Порой значительное изменение в философии приписывается периоду между двумя моментами, представленными пред- и посткантианством. Первый определяется отрицательным ограничения, второй — отрицательным оппозиции. Один — аналитическим тождеством, другой — синтетическим тождеством. Первый — с точки зрения бесконечной субстанции, второй — конечного Мыслящего субъекта. В большом анализе Лейбница конечный Мыслящий субъект уже включается в развитие бесконечного, а в большом синтезе Гегеля бесконечное вновь включается в действия конечного Мыслящего субъекта. Тем не менее можно усомниться в значимости подобных изменений. Для философии различия неважно, что отрицательное понимается как отрицательное ограничения, оппозиции и тождества, как аналитическое или синтетическое, раз в любом случае различие сводится к отрицательному и подчиняется тождеству. Однородность и тождество божественной субстанции, действительно, единственный гарант единого идентичного Мыслящего субъекта и Бога, который сохраняется, пока сохраняют Мыслящий субъект. Конечный синтетический Мыслящий субъект или аналитическая божественная субстанция — это одно и то же. Вот почему, превращения Человек—Бог так разочаровывают и не продвигают нас ни на шаг. Ницше был, кажется, первым, кто увидел, что смерть Бога становится эффективной лишь при разрушении Мыслящего субъекта. Тогда обнаруживается, что бытие приписывает себе различия, не заключающиеся ни в субстанции, ни в субъекте: они подобны подспудным утверждениям. Если вечное возвращение — высшее, то есть самое интенсивное мышление, то потому, что его высшая связность в самой высокой точке исключает связность мыслящего субъекта, мира, Мыслимого в качестве Бога-гаранта27
. Больше, чем тем, что происходило до и после Канга (это одно и то же), мы, пожалуй, должны интересоваться одним определенным моментом кантианства, ярким, преходящим, не нашедшим продолжения у самого Канта, еще меннее—в посткантианстве, кроме, возможно, Гельдерлина в опыте и идее “категорического отклонения” . Ведь когда Кант ставит под сомнение рациональную теологию, он сразу же как бы нарушает равновесие, вносит трещину или надлом, отчуждение права, непреодолимого по праву в чистом Мыслящем субъекте Я мыслю·, субъект не может более представлять себе собственную спонтанность иначе, чем спонтанность Другого, и этим в конечном счете взывает к некой таинственной связности, которая исключает его собственную, а также связность мира и Бога. Вот Cogito распавшегося мыслящего субъекта: Мыслящий субъект в Я мыслю сущностно включает рецептивностъ интуиции, по отношению к которой Я — уже другой.
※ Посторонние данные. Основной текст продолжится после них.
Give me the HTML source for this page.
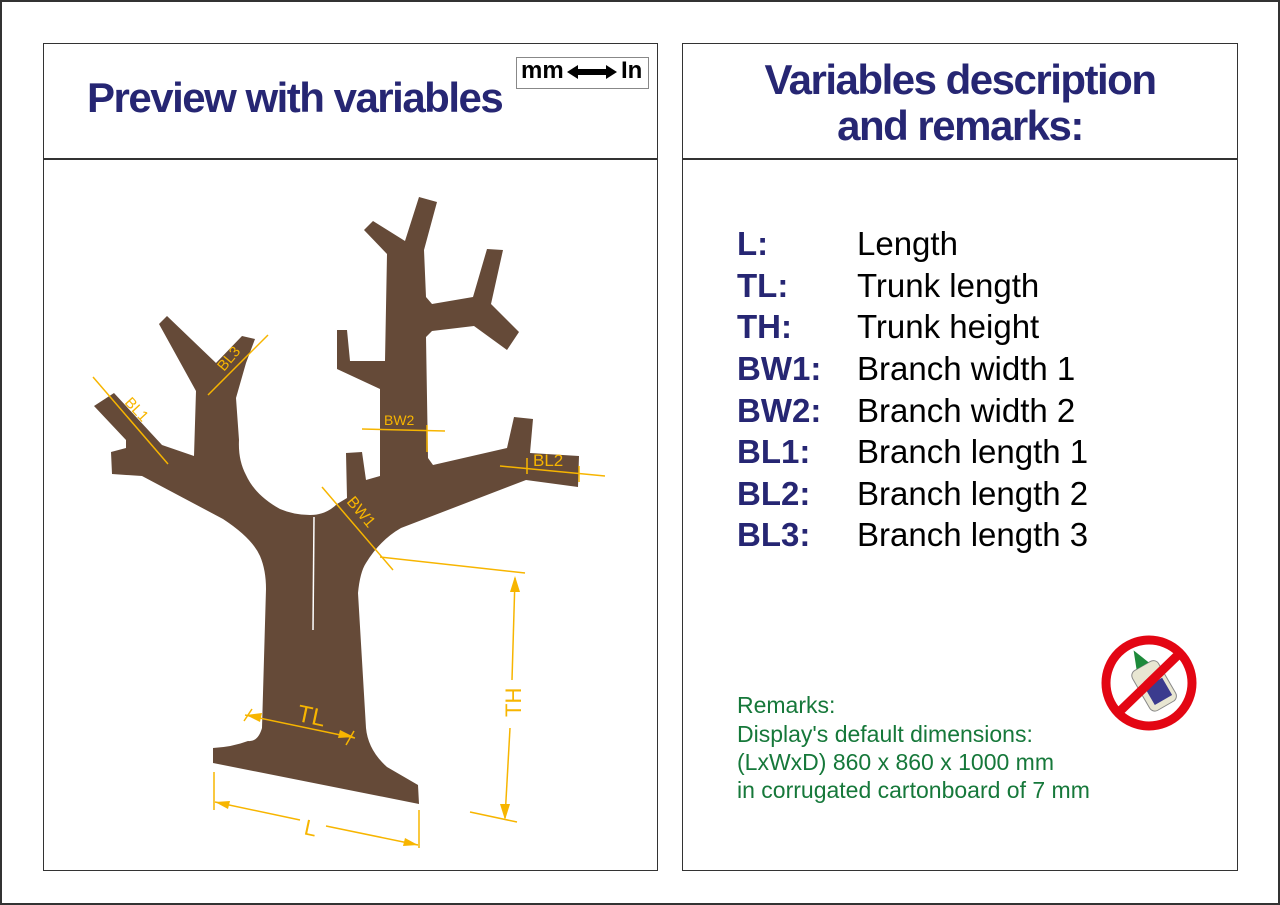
<!DOCTYPE html>
<html><head><meta charset="utf-8"><style>
body{margin:0;width:1280px;height:905px;background:#fff;overflow:hidden;position:relative;font-family:"Liberation Sans",sans-serif}
.p{position:absolute;border:1.5px solid #333;box-sizing:border-box}
.t{position:absolute;white-space:nowrap}
.h{color:#262673;font-weight:bold;font-size:42px;letter-spacing:-1.5px}
.lab{position:absolute;left:737px;font-size:33px;font-weight:bold;color:#262673}
.des{position:absolute;left:857px;font-size:33px;color:#000}
.rem{position:absolute;left:737px;font-size:23px;color:#16783a}
</style></head><body>
<div class="p" style="left:0;top:0;width:1280px;height:905px;border-width:2px"></div>
<div class="p" style="left:43px;top:43px;width:615px;height:828px"></div>
<div style="position:absolute;left:43px;top:158px;width:615px;height:1.5px;background:#333"></div>
<div class="p" style="left:682px;top:43px;width:556px;height:828px"></div>
<div style="position:absolute;left:682px;top:158px;width:556px;height:1.5px;background:#333"></div>

<div class="t h" style="left:87px;top:74px">Preview with variables</div>
<div class="t h" style="left:682px;width:556px;text-align:center;top:57px;line-height:46px;white-space:normal">Variables description<br>and remarks:</div>

<div class="p" style="left:516px;top:57px;width:133px;height:32px;border:1px solid #888"></div>
<div class="t" style="left:521px;top:57px;font-size:24px;font-weight:bold">mm</div>
<div class="t" style="left:621px;top:57px;font-size:24px;font-weight:bold">In</div>
<svg style="position:absolute;left:0;top:0" width="1280" height="905">
<path d="M567 72 L578 65 L578 69 L606 69 L606 65 L617 72 L606 79 L606 75 L578 75 L578 79Z" fill="#000"/>
<path fill="#654a38" d="M213 763 L419 804 L418 785 L387 767 Q368 750 366 728 L358 593 Q360 572 366 563 Q380 540 401 528 L526 480 L578 487 L579 456 L530 453 L533 419 L514 417 L507 448 L433 465 L428 458 L426 337 L432 331 L474 326 L507 350 L519 332 L491 304 L503 250 L487 249 L473 297 L432 304 L426 297 L424 250 L437 202 L419 197 L405 241 L373 221 L364 230 L387 254 L385 361 L350 361 L347 330 L337 330 L337 369 L380 389 L380 476 L366 480 L362 452 L346 453 L347 498 L337 504 Q326 515 310 515 Q294 515 280 509 Q255 495 246 475 Q238 460 239 440 L236 398 L246 363 L255 339 L242 336 L216 363 L167 316 L159 324 L196 391 L194 456 L162 445 L114 393 L94 406 L126 440 L126 448 L111 452 L112 474 L142 476 L223 519 Q252 538 260 556 Q266 570 266 589 L262 728 Q258 742 248 741 Q232 747 213 748Z"/>
<line x1="314" y1="517" x2="313" y2="630" stroke="#fff" stroke-width="1.5"/>
<g stroke="#f7b500" stroke-width="1.5" fill="none">
<line x1="93" y1="377" x2="168" y2="464"/>
<line x1="208" y1="395" x2="268" y2="335"/>
<line x1="362" y1="429" x2="445" y2="431"/><line x1="427" y1="425" x2="427" y2="452"/>
<line x1="500" y1="466" x2="605" y2="476"/><line x1="527" y1="458" x2="527" y2="474"/><line x1="579" y1="466" x2="579" y2="482"/>
<line x1="322" y1="487" x2="393" y2="570"/>
<line x1="380" y1="557" x2="525" y2="573"/><line x1="470" y1="812" x2="517" y2="822"/>
<line x1="515" y1="578" x2="512" y2="680"/><line x1="510" y1="728" x2="505" y2="818"/>
<line x1="245" y1="715" x2="355" y2="738"/><line x1="252" y1="709" x2="244" y2="721"/><line x1="354" y1="731" x2="346" y2="745"/>
<line x1="214" y1="772" x2="214" y2="810"/><line x1="419" y1="810" x2="419" y2="848"/>
<line x1="215" y1="802" x2="300" y2="820"/><line x1="326" y1="826" x2="418" y2="845"/>
</g>
<g fill="#f7b500">
<path d="M515 576 L510 592 L520 592Z"/><path d="M505 820 L500 804 L510 804Z"/>
<path d="M246 715 L262 713 L260 722Z"/><path d="M354 737 L338 738 L340 730Z"/>
<path d="M215 802 L230 801 L228 809Z"/><path d="M418 845 L403 846 L405 838Z"/>
</g>
<g fill="#f7b500" font-family="Liberation Sans" >
<text x="298" y="721" font-size="24" transform="rotate(12 298 712)">TL</text>
<text x="305" y="836" font-size="22" transform="rotate(12 313 826)">L</text>
<text x="0" y="0" font-size="22" transform="translate(521 717) rotate(-90)">TH</text>
<text x="384" y="425" font-size="14">BW2</text>
<text x="533" y="466" font-size="17">BL2</text>
<text x="0" y="0" font-size="16" transform="translate(346 502) rotate(50)">BW1</text>
<text x="0" y="0" font-size="15" transform="translate(124 403) rotate(47)">BL1</text>
<text x="0" y="0" font-size="15" transform="translate(224 372) rotate(-50)">BL3</text>
</g>
<g transform="translate(1149 683)">
<circle r="43" fill="#fff" stroke="#e30613" stroke-width="9"/>
<g transform="rotate(-30)"><rect x="-12" y="-18" width="30" height="46" rx="6" fill="#e8e6d2" stroke="#888"/><path d="M-4 -18 L3 -36 L10 -18Z" fill="#1d8a3a"/><rect x="-6" y="2" width="20" height="20" fill="#3b3b8e"/></g>
<line x1="-31" y1="30" x2="31" y2="-30" stroke="#e30613" stroke-width="9"/>
</g>
</svg>

<div class="lab" style="top:225px">L:</div><div class="des" style="top:225px">Length</div>
<div class="lab" style="top:267px">TL:</div><div class="des" style="top:267px">Trunk length</div>
<div class="lab" style="top:308px">TH:</div><div class="des" style="top:308px">Trunk height</div>
<div class="lab" style="top:350px">BW1:</div><div class="des" style="top:350px">Branch width 1</div>
<div class="lab" style="top:392px">BW2:</div><div class="des" style="top:392px">Branch width 2</div>
<div class="lab" style="top:433px">BL1:</div><div class="des" style="top:433px">Branch length 1</div>
<div class="lab" style="top:475px">BL2:</div><div class="des" style="top:475px">Branch length 2</div>
<div class="lab" style="top:516px">BL3:</div><div class="des" style="top:516px">Branch length 3</div>

<div class="rem" style="top:692px">Remarks:</div>
<div class="rem" style="top:721px">Display's default dimensions:</div>
<div class="rem" style="top:749px">(LxWxD) 860 x 860 x 1000 mm</div>
<div class="rem" style="top:777px">in corrugated cartonboard of 7 mm</div>
</body></html>
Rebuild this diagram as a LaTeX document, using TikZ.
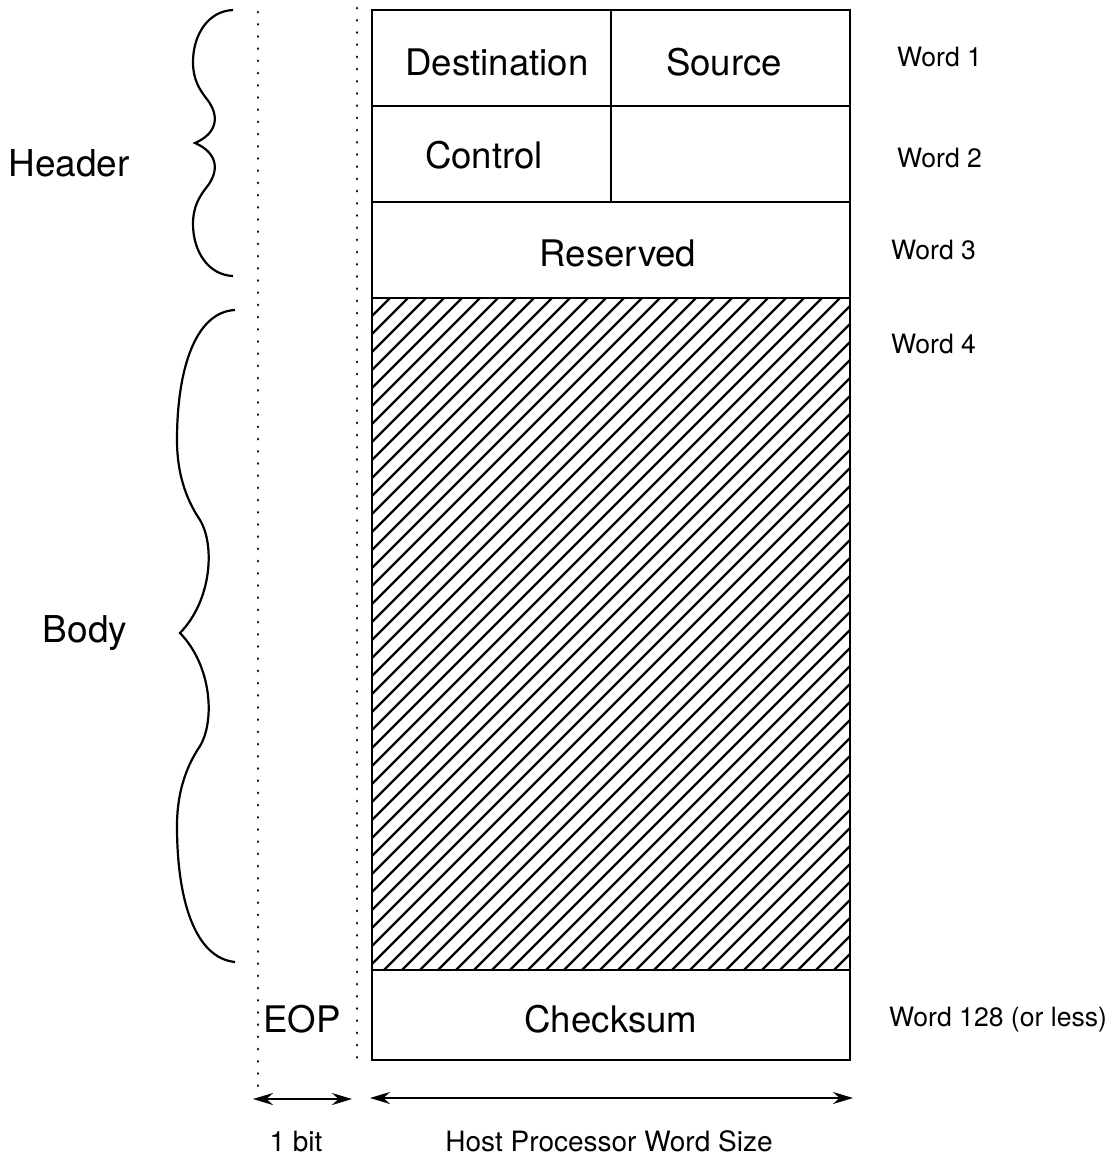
\documentclass[tikz,border=0pt]{standalone}
\usepackage{fontspec}
\setmainfont{TeX Gyre Heros}
\usetikzlibrary{arrows.meta, positioning}

\begin{document}
\begin{tikzpicture}[x=0.5pt, y=-0.5pt,
    frame/.style={draw=black, line width=1.4pt},
    hatch/.style={line width=1.1pt},
    field/.style={font=\fontsize{18.3}{21}\selectfont},
    word/.style={anchor=west, font=\fontsize{13.3}{16}\selectfont},
    side/.style={font=\fontsize{18.5}{22}\selectfont},
    size/.style={font=\fontsize{14}{17}\selectfont},
    brace/.style={line width=1.1pt},
    guide/.style={line width=1.4pt, dash pattern=on 0.1pt off 6pt, line cap=round},
    arrow/.style={{Stealth[length=10pt,width=6pt]}-{Stealth[length=10pt,width=6pt]}, line width=1.1pt}
]
\useasboundingbox (0,0) rectangle (1113,1158);

% packet words
\draw[frame] (372,10) rectangle (850,298);
\draw[frame] (372,106) -- (850,106);
\draw[frame] (372,202) -- (850,202);
\draw[frame] (611,10) -- (611,202);

% body area
\begin{scope}
  \clip (372,298) rectangle (850,970);
  \foreach \k in {0,...,64}
    \draw[hatch] ({-300+18*\k},970) -- ++(672,-672);
\end{scope}
\draw[frame] (372,298) rectangle (850,970);
\draw[frame] (372,970) rectangle (850,1060);

\node[field] (dest) at (497,62) {Destination};
\node[field] (src) at (724,62) {Source};
\node[field] (ctrl) at (484,155) {Control};
\node[field] (resv) at (618,253) {Reserved};
\node[field] (csum) at (611,1019) {Checksum};
\node[field] (eop) at (302,1019) {EOP};

\node[word] (w1) at (890,57) {Word 1};
\node[word] (w2) at (890,158) {Word 2};
\node[word] (w3) at (884,250) {Word 3};
\node[word] (w4) at (884,344) {Word 4};
\node[word] (wlast) at (882,1020) {Word 128 (or less)};

% EOP bit column
\draw[guide] (258,12) -- (258,1090);
\draw[guide] (357,8) -- (357,1068);

% braces
\draw[brace] (233,10) .. controls (208,11) and (193,35) .. (193,62)
  .. controls (193,80) and (200,90) .. (206,98)
  .. controls (220,115) and (218,133) .. (195,143)
  .. controls (218,153) and (220,171) .. (206,188)
  .. controls (200,196) and (193,206) .. (193,224)
  .. controls (193,251) and (208,275) .. (233,276);
\draw[brace] (235,310) .. controls (195,312) and (177,370) .. (177,440)
  .. controls (177,480) and (190,505) .. (200,520)
  .. controls (215,545) and (212,600) .. (180,633)
  .. controls (212,666) and (215,721) .. (200,746)
  .. controls (190,761) and (177,786) .. (177,826)
  .. controls (177,900) and (195,958) .. (235,962);

\node[side] (hdr) at (69,163) {Header};
\node[side] (body) at (85,633) {Body};

% widths
\coordinate (bitL) at (253,1099);
\coordinate (bitR) at (352,1099);
\coordinate (hostL) at (370,1098);
\coordinate (hostR) at (853,1098);
\draw[arrow] (bitL) -- (bitR);
\draw[arrow] (hostL) -- (hostR);

\node[size] (bit) at (296,1141) {1 bit};
\node[size] (host) at (609,1141) {Host Processor Word Size};
\end{tikzpicture}
\end{document}
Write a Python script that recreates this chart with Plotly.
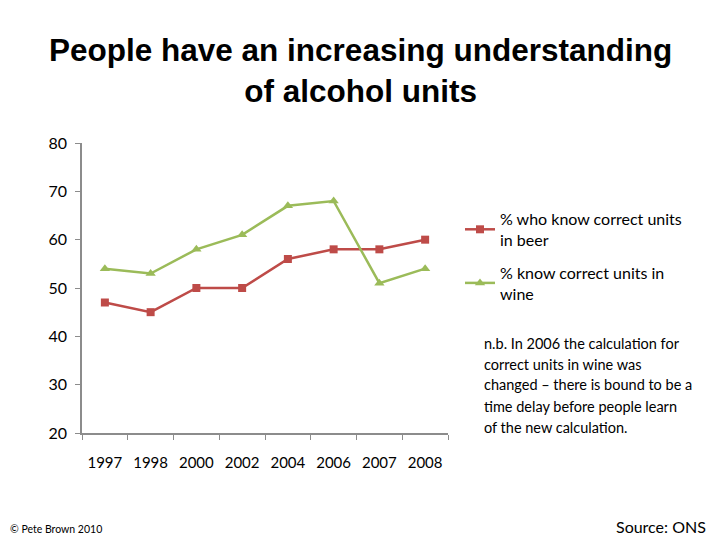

Неважно, что синтетическая идентичность, а затем моральность практического разума восстанавливают целостность Мыслящего субъекта, мира и Бога и готовят посткантианский синтез; на краткий миг мы вошли в ту шизофрению права, которая характеризует высшую силу мышления и непосредственно открывает Бытие различию, минуя всякое опосредование, всякое концептуальное примирение.***
Задача современной философии была определена: низвержение платонизма. Сохранение при этом многих черт платонизма не только неизбежно, но и желательно. Действительно, платонизм уже представляет подчинение различия силам Единого, Аналогичного, Подобного и даже Отрицательного. Как укрощаемое животное, чьи движения в последнем рывке ярче, чем в свободном состоянии, свидетельствуют об утрачиваемой природе, в платонизме рокочет гераклитовский мир. У Платона исход еще неясен; опосредование не нашло завершенного движения. Идея — еще не понятие объекта, которое подчиняет мир требованиям репрезентации, но, скорее, чистое присутствие, о котором в мире можно упоминать лишь как о том, что “непредставимо” в вещах. Итак, идея еще не решилась отнести различие к тождественности понятия вообще; она еще не отказалась от поисков чистого понятия собственно различия как такового. Лабиринт или хаос уже преодолены, хотя и без нити, без помощи нити. Аристотель прекрасно видел незаменимое в платонизме, хотя и критиковал за это Платона: диалектике различия присущ собственный метод — разделение, действующее непосредственно, без среднего термина или основания, заявляя о себе, скорее, как о вдохновениях Идеи, чем о требованиях понятия вообще. Верно, что разделение по отношению к предполагаемой тождественности понятия является прихотливым, несвязным приемом, перескакивающим от одной особенности к другой. Но не является ли это его силой с точки зрения Идеи? Не заменяет ли разделение другие приемы в момент возникновения, далекое от того, чтобы быть лишь одним из диалектических приемов, требующим дополнения или замены другими; не собирает ли разделение всю диалектическую мощь в пользу истинной философии различия, одновременно соизмеряющей платонизм и возможность его опровержения?